EXERCISE
Drop the pictures from the entries below, then reproduce the rest exactly.
* Start EXTRACTED RECORDS *
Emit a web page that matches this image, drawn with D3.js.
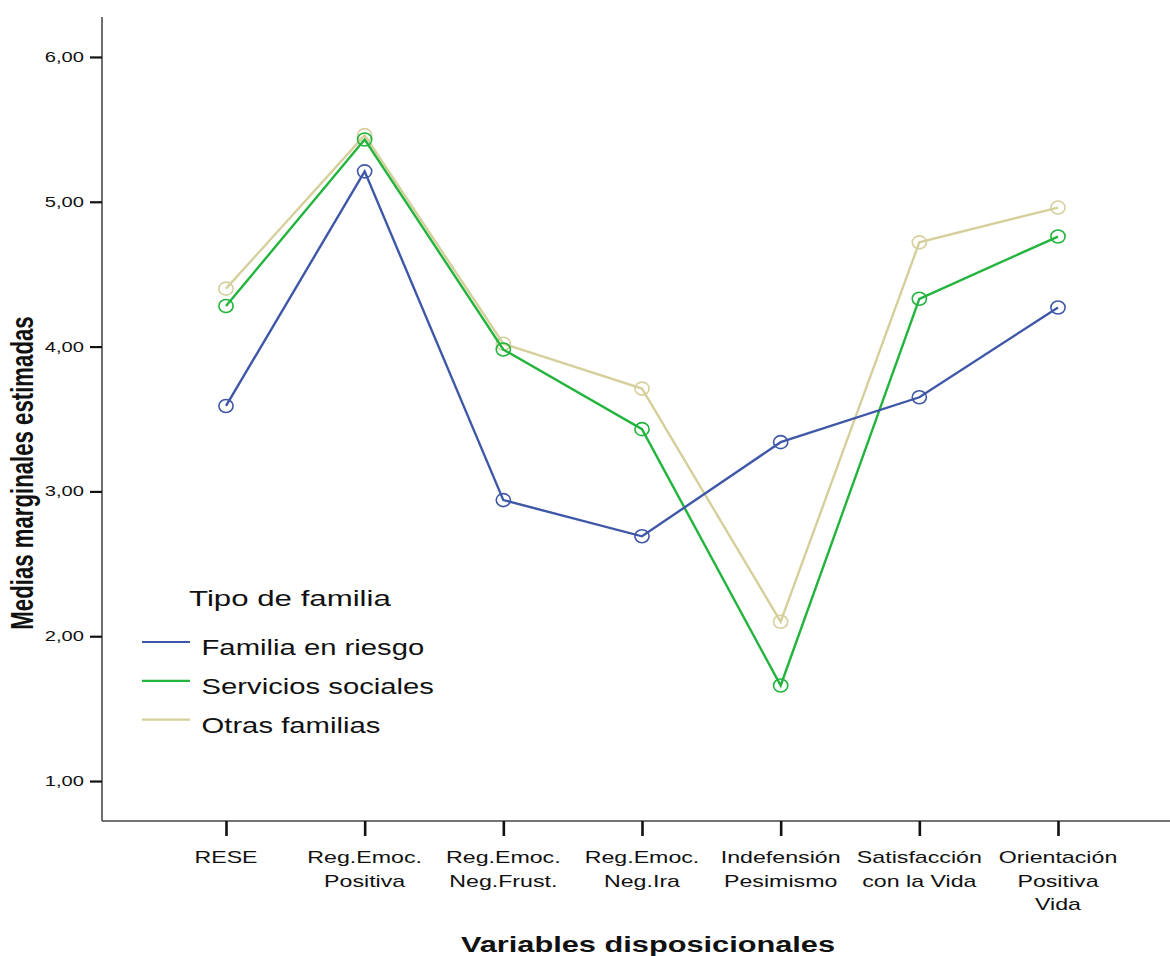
<!DOCTYPE html>
<html>
<head>
<meta charset="utf-8">
<script src="https://cdn.jsdelivr.net/npm/d3@7"></script>
<style>
  html, body { margin: 0; padding: 0; background: #fff; }
  svg { display: block; font-family: "Liberation Sans", Arial, sans-serif; }
</style>
</head>
<body>
<svg id="chart" width="1170" height="956"></svg>
<script>
// Variables disposicionales (x categories, multi-line labels)
const categories = ["RESE", "Reg.Emoc. Positiva", "Reg.Emoc. Neg.Frust.", "Reg.Emoc. Neg.Ira",
                    "Indefensión Pesimismo", "Satisfacción con la Vida", "Orientación Positiva Vida"];
const categoryLabels = [
  ["RESE"],
  ["Reg.Emoc.", "Positiva"],
  ["Reg.Emoc.", "Neg.Frust."],
  ["Reg.Emoc.", "Neg.Ira"],
  ["Indefensión", "Pesimismo"],
  ["Satisfacción", "con la Vida"],
  ["Orientación", "Positiva", "Vida"]
];

// Estimated marginal means per family type
const familiaRiesgo     = [3.59, 5.21, 2.94, 2.69, 3.34, 3.65, 4.27];
const serviciosSociales = [4.28, 5.43, 3.98, 3.43, 1.66, 4.33, 4.76];
const otrasFamilias     = [4.40, 5.46, 4.02, 3.71, 2.10, 4.72, 4.96];

const seriesNames  = ["Familia en riesgo", "Servicios sociales", "Otras familias"];
const seriesColors = ["#3f57a8", "#22b43c", "#d5cf9c"];
const yTicks = [1, 2, 3, 4, 5, 6];

const series = [familiaRiesgo, serviciosSociales, otrasFamilias].map((vals, i) => ({
  name: seriesNames[i], color: seriesColors[i],
  points: vals.map((v, j) => ({ cat: categories[j], v }))
}));

const svg = d3.select("#chart");
const plotLeft = 102, plotRight = 1170, plotTop = 17, plotBottom = 821;
// the whole figure is drawn with a wide (horizontally stretched) text style
const stretch = 1.4;

const x = d3.scalePoint().domain(categories).range([226, 1058]);
const y = d3.scaleLinear().domain([0.724, 6.276]).range([plotBottom, plotTop]);

function wideText(parent, px, py, sx, str, opts = {}) {
  const t = parent.append("text")
    .attr("transform", `translate(${px},${py}) scale(${sx},1)${opts.rotate ? " rotate(" + opts.rotate + ")" : ""}`)
    .attr("text-anchor", opts.anchor || "start")
    .attr("font-size", opts.size || 16)
    .attr("font-weight", opts.weight || "normal")
    .attr("fill", "#111")
    .text(str);
  return t;
}

// Axes frame
svg.append("line").attr("x1", plotLeft).attr("x2", plotLeft).attr("y1", plotTop).attr("y2", plotBottom)
  .attr("stroke", "#222").attr("stroke-width", 1.3);
svg.append("line").attr("x1", plotLeft).attr("x2", plotRight).attr("y1", plotBottom).attr("y2", plotBottom)
  .attr("stroke", "#444").attr("stroke-width", 1.3);

// Y axis ticks
const yAxis = svg.append("g").attr("transform", `translate(${plotLeft},0)`)
  .call(d3.axisLeft(y).tickValues(yTicks).tickSize(12).tickFormat(""));
yAxis.select(".domain").remove();
yAxis.selectAll(".tick line").attr("stroke", "#111").attr("stroke-width", 2.2);
const yLabels = svg.append("g");
yTicks.forEach(v => {
  wideText(yLabels, 84, y(v) + 5, 1.36, d3.format(".2f")(v).replace(".", ","),
    { anchor: "end", size: 14.8 });
});

// X axis ticks
const xAxis = svg.append("g").attr("transform", `translate(0,${plotBottom})`)
  .call(d3.axisBottom(x).tickSize(15).tickFormat(""));
xAxis.select(".domain").remove();
xAxis.selectAll(".tick line").attr("stroke", "#111").attr("stroke-width", 2.6);
const xLabels = svg.append("g");
categories.forEach((c, i) => {
  categoryLabels[i].forEach((ln, k) => {
    wideText(xLabels, x(c), 863 + k * 23.5, 1.45, ln, { anchor: "middle", size: 16 });
  });
});

// Lines and markers
const line = d3.line().x(d => x(d.cat)).y(d => y(d.v));
const gSeries = svg.append("g");
// draw back-to-front so the first series ends up on top
[...series].reverse().forEach(s => {
  gSeries.append("path").datum(s.points).attr("d", line)
    .attr("fill", "none").attr("stroke", s.color).attr("stroke-width", 2.4)
    .attr("stroke-linejoin", "miter");
  gSeries.selectAll(null).data(s.points).enter().append("ellipse")
    .attr("cx", d => x(d.cat)).attr("cy", d => y(d.v)).attr("rx", 7.1).attr("ry", 6.5)
    .attr("fill", "none").attr("stroke", s.color).attr("stroke-width", 1.6);
});

// Axis titles
wideText(svg, 648, 952, 1.43, "Variables disposicionales", { anchor: "middle", size: 21.5, weight: "bold" });
wideText(svg, 33, 473, stretch, "Medias marginales estimadas",
  { anchor: "middle", size: 22.2, weight: "bold", rotate: -90 });

// Legend
const legend = svg.append("g");
wideText(legend, 189, 606, 1.42, "Tipo de familia", { size: 22 });
series.forEach((s, i) => {
  const yy = 642 + i * 38.8;
  legend.append("line").attr("x1", 142).attr("x2", 190).attr("y1", yy).attr("y2", yy)
    .attr("stroke", s.color).attr("stroke-width", 2.2);
  wideText(legend, 201.5, yy + 13, 1.33, s.name, { size: 22 });
});
</script>
</body>
</html>
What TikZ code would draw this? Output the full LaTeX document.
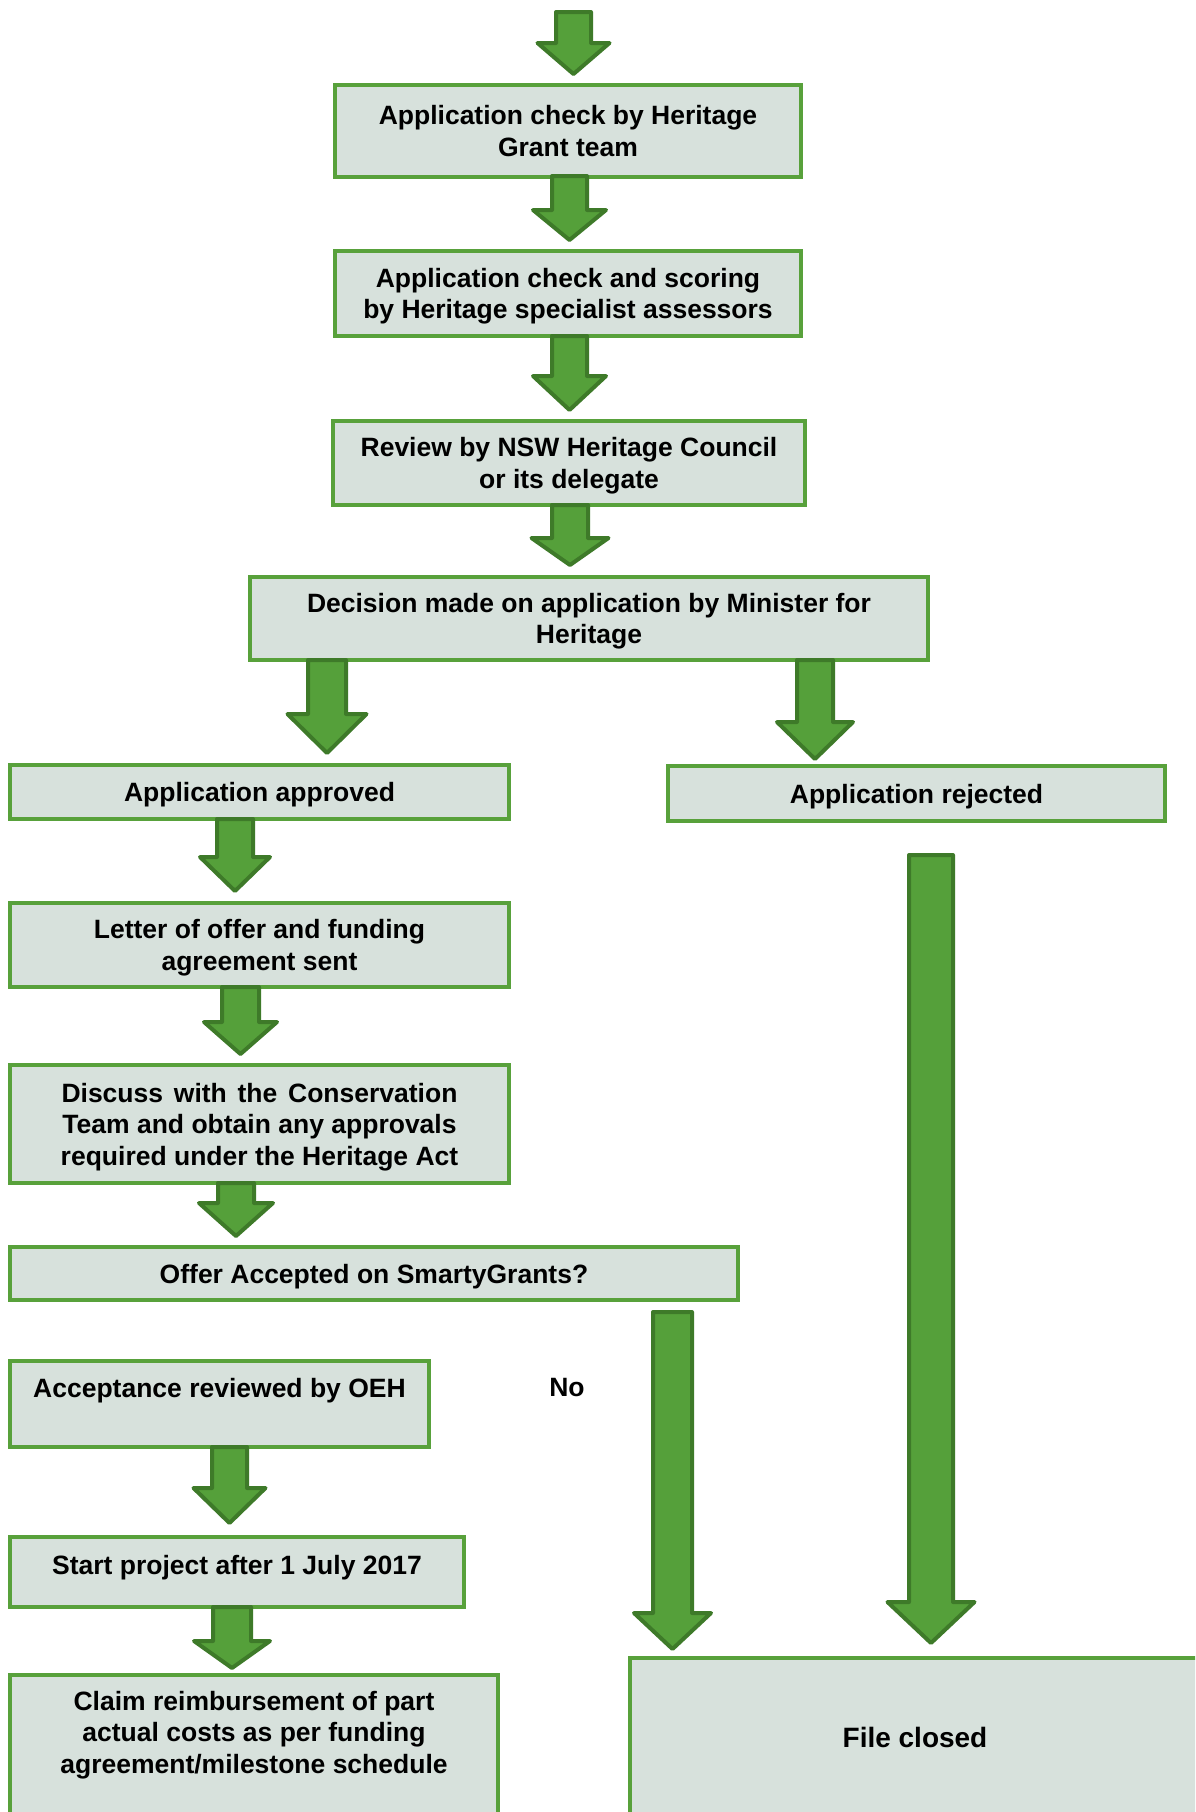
* End EXTRACTED RECORDS *
REPLY
Emit a web page that matches this image, drawn with D3.js.
<!DOCTYPE html>
<html>
<head>
<meta charset="utf-8">
<script src="https://cdn.jsdelivr.net/npm/d3@7"></script>
<style>
  html, body { margin: 0; padding: 0; background: #fff; }
  svg { display: block; font-family: "Liberation Sans", Arial, sans-serif; }
</style>
</head>
<body>
<svg id="chart" width="1170" height="956"></svg>
<script>
// Variables disposicionales (x categories, multi-line labels)
const categories = ["RESE", "Reg.Emoc. Positiva", "Reg.Emoc. Neg.Frust.", "Reg.Emoc. Neg.Ira",
                    "Indefensión Pesimismo", "Satisfacción con la Vida", "Orientación Positiva Vida"];
const categoryLabels = [
  ["RESE"],
  ["Reg.Emoc.", "Positiva"],
  ["Reg.Emoc.", "Neg.Frust."],
  ["Reg.Emoc.", "Neg.Ira"],
  ["Indefensión", "Pesimismo"],
  ["Satisfacción", "con la Vida"],
  ["Orientación", "Positiva", "Vida"]
];

// Estimated marginal means per family type
const familiaRiesgo     = [3.59, 5.21, 2.94, 2.69, 3.34, 3.65, 4.27];
const serviciosSociales = [4.28, 5.43, 3.98, 3.43, 1.66, 4.33, 4.76];
const otrasFamilias     = [4.40, 5.46, 4.02, 3.71, 2.10, 4.72, 4.96];

const seriesNames  = ["Familia en riesgo", "Servicios sociales", "Otras familias"];
const seriesColors = ["#3f57a8", "#22b43c", "#d5cf9c"];
const yTicks = [1, 2, 3, 4, 5, 6];

const series = [familiaRiesgo, serviciosSociales, otrasFamilias].map((vals, i) => ({
  name: seriesNames[i], color: seriesColors[i],
  points: vals.map((v, j) => ({ cat: categories[j], v }))
}));

const svg = d3.select("#chart");
const plotLeft = 102, plotRight = 1170, plotTop = 17, plotBottom = 821;
// the whole figure is drawn with a wide (horizontally stretched) text style
const stretch = 1.4;

const x = d3.scalePoint().domain(categories).range([226, 1058]);
const y = d3.scaleLinear().domain([0.724, 6.276]).range([plotBottom, plotTop]);

function wideText(parent, px, py, sx, str, opts = {}) {
  const t = parent.append("text")
    .attr("transform", `translate(${px},${py}) scale(${sx},1)${opts.rotate ? " rotate(" + opts.rotate + ")" : ""}`)
    .attr("text-anchor", opts.anchor || "start")
    .attr("font-size", opts.size || 16)
    .attr("font-weight", opts.weight || "normal")
    .attr("fill", "#111")
    .text(str);
  return t;
}

// Axes frame
svg.append("line").attr("x1", plotLeft).attr("x2", plotLeft).attr("y1", plotTop).attr("y2", plotBottom)
  .attr("stroke", "#222").attr("stroke-width", 1.3);
svg.append("line").attr("x1", plotLeft).attr("x2", plotRight).attr("y1", plotBottom).attr("y2", plotBottom)
  .attr("stroke", "#444").attr("stroke-width", 1.3);

// Y axis ticks
const yAxis = svg.append("g").attr("transform", `translate(${plotLeft},0)`)
  .call(d3.axisLeft(y).tickValues(yTicks).tickSize(12).tickFormat(""));
yAxis.select(".domain").remove();
yAxis.selectAll(".tick line").attr("stroke", "#111").attr("stroke-width", 2.2);
const yLabels = svg.append("g");
yTicks.forEach(v => {
  wideText(yLabels, 84, y(v) + 5, 1.36, d3.format(".2f")(v).replace(".", ","),
    { anchor: "end", size: 14.8 });
});

// X axis ticks
const xAxis = svg.append("g").attr("transform", `translate(0,${plotBottom})`)
  .call(d3.axisBottom(x).tickSize(15).tickFormat(""));
xAxis.select(".domain").remove();
xAxis.selectAll(".tick line").attr("stroke", "#111").attr("stroke-width", 2.6);
const xLabels = svg.append("g");
categories.forEach((c, i) => {
  categoryLabels[i].forEach((ln, k) => {
    wideText(xLabels, x(c), 863 + k * 23.5, 1.45, ln, { anchor: "middle", size: 16 });
  });
});

// Lines and markers
const line = d3.line().x(d => x(d.cat)).y(d => y(d.v));
const gSeries = svg.append("g");
// draw back-to-front so the first series ends up on top
[...series].reverse().forEach(s => {
  gSeries.append("path").datum(s.points).attr("d", line)
    .attr("fill", "none").attr("stroke", s.color).attr("stroke-width", 2.4)
    .attr("stroke-linejoin", "miter");
  gSeries.selectAll(null).data(s.points).enter().append("ellipse")
    .attr("cx", d => x(d.cat)).attr("cy", d => y(d.v)).attr("rx", 7.1).attr("ry", 6.5)
    .attr("fill", "none").attr("stroke", s.color).attr("stroke-width", 1.6);
});

// Axis titles
wideText(svg, 648, 952, 1.43, "Variables disposicionales", { anchor: "middle", size: 21.5, weight: "bold" });
wideText(svg, 33, 473, stretch, "Medias marginales estimadas",
  { anchor: "middle", size: 22.2, weight: "bold", rotate: -90 });

// Legend
const legend = svg.append("g");
wideText(legend, 189, 606, 1.42, "Tipo de familia", { size: 22 });
series.forEach((s, i) => {
  const yy = 642 + i * 38.8;
  legend.append("line").attr("x1", 142).attr("x2", 190).attr("y1", yy).attr("y2", yy)
    .attr("stroke", s.color).attr("stroke-width", 2.2);
  wideText(legend, 201.5, yy + 13, 1.33, s.name, { size: 22 });
});
</script>
</body>
</html>
What TikZ code would draw this? Output the full LaTeX document.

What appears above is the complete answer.